*The exercise*. Copy out, from the entries below, each line holding the string "that".

*Extracted information*.

********

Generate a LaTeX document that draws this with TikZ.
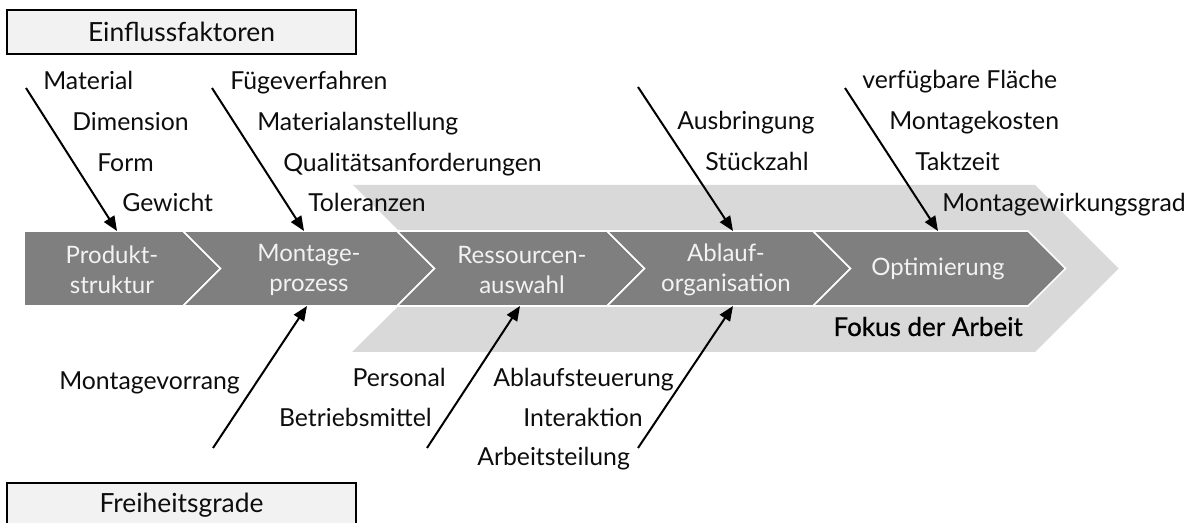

********

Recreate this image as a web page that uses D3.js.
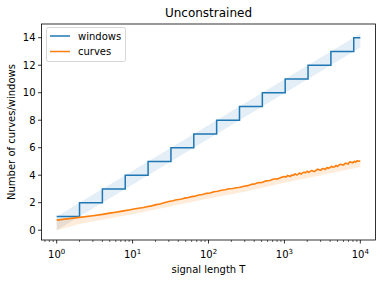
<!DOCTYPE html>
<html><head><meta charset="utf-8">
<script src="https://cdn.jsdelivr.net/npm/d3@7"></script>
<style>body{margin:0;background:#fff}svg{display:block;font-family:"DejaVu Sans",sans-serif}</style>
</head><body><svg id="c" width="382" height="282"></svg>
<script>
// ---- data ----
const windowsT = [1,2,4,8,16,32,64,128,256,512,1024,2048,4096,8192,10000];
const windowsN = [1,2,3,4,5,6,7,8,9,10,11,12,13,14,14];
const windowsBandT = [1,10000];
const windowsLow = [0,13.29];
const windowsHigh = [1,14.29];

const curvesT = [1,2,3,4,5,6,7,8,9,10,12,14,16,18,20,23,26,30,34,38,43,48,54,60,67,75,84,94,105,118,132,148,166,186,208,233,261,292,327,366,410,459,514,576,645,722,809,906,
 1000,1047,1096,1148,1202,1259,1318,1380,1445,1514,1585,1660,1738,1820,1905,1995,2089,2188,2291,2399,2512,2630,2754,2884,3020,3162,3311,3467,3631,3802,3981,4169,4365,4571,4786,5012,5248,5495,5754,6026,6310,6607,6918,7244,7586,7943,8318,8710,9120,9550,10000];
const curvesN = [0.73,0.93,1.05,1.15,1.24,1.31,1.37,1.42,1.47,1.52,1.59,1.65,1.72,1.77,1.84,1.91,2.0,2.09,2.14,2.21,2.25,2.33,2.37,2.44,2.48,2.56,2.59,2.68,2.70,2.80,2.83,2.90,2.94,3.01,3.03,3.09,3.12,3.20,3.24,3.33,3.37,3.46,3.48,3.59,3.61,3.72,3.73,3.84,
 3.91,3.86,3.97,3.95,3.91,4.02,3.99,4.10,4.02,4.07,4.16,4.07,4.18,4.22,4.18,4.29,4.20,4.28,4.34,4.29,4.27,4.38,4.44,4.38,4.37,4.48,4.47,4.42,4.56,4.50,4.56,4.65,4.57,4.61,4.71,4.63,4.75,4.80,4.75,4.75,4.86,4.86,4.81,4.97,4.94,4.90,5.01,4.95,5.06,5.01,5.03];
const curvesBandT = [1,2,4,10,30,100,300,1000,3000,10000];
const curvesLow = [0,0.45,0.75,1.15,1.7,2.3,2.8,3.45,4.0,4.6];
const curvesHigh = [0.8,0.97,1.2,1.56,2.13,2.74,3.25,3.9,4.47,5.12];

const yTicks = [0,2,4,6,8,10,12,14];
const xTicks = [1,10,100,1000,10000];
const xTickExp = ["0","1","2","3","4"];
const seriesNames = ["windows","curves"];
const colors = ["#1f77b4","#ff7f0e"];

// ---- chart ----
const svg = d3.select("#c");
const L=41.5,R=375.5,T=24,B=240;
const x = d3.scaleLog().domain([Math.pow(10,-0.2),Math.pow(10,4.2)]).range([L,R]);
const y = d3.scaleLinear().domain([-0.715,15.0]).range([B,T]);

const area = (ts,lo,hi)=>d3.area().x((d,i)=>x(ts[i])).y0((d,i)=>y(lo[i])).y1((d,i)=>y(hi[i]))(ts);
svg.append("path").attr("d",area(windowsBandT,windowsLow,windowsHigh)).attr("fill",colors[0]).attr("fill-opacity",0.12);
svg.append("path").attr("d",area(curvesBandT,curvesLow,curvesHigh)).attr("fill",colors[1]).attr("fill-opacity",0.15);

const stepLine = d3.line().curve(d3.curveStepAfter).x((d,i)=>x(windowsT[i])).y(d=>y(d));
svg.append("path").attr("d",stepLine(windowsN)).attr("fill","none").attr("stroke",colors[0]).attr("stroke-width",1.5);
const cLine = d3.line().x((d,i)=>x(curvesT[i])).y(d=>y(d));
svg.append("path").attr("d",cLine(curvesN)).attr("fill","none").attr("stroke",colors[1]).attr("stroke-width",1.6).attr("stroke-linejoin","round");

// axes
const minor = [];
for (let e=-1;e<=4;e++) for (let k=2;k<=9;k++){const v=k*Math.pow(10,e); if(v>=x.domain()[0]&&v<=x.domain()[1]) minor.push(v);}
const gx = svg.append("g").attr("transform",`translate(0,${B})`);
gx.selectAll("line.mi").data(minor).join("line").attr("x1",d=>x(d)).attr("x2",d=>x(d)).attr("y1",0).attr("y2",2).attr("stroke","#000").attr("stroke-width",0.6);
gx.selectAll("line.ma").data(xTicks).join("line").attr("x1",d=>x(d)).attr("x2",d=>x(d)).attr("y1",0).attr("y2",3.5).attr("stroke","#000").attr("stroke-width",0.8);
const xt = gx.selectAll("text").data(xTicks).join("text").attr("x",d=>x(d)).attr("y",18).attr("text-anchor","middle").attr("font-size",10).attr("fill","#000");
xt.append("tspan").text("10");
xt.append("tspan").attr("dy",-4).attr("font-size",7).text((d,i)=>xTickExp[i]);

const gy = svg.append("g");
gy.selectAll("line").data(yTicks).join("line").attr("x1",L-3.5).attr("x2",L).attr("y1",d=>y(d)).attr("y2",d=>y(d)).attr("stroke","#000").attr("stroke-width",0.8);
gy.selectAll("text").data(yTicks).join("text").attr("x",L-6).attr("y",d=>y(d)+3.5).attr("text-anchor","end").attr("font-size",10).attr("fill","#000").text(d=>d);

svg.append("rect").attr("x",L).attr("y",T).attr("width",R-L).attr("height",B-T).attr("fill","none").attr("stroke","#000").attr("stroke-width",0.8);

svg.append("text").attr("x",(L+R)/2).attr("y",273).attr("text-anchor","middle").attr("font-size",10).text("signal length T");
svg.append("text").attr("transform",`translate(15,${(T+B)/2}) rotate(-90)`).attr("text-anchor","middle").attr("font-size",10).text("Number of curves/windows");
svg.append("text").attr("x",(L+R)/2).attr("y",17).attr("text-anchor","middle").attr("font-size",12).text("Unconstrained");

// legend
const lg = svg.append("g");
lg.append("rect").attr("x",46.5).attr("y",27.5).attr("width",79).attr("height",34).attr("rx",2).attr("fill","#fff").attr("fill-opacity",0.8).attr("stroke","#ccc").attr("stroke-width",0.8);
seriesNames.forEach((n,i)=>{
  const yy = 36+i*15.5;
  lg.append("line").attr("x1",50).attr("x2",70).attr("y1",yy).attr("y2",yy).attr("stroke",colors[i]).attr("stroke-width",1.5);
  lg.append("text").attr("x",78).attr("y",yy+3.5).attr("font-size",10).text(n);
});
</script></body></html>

********

*Solution below*.
Generate a LaTeX document that draws this with TikZ.
Recreate this image as a web page that uses D3.js.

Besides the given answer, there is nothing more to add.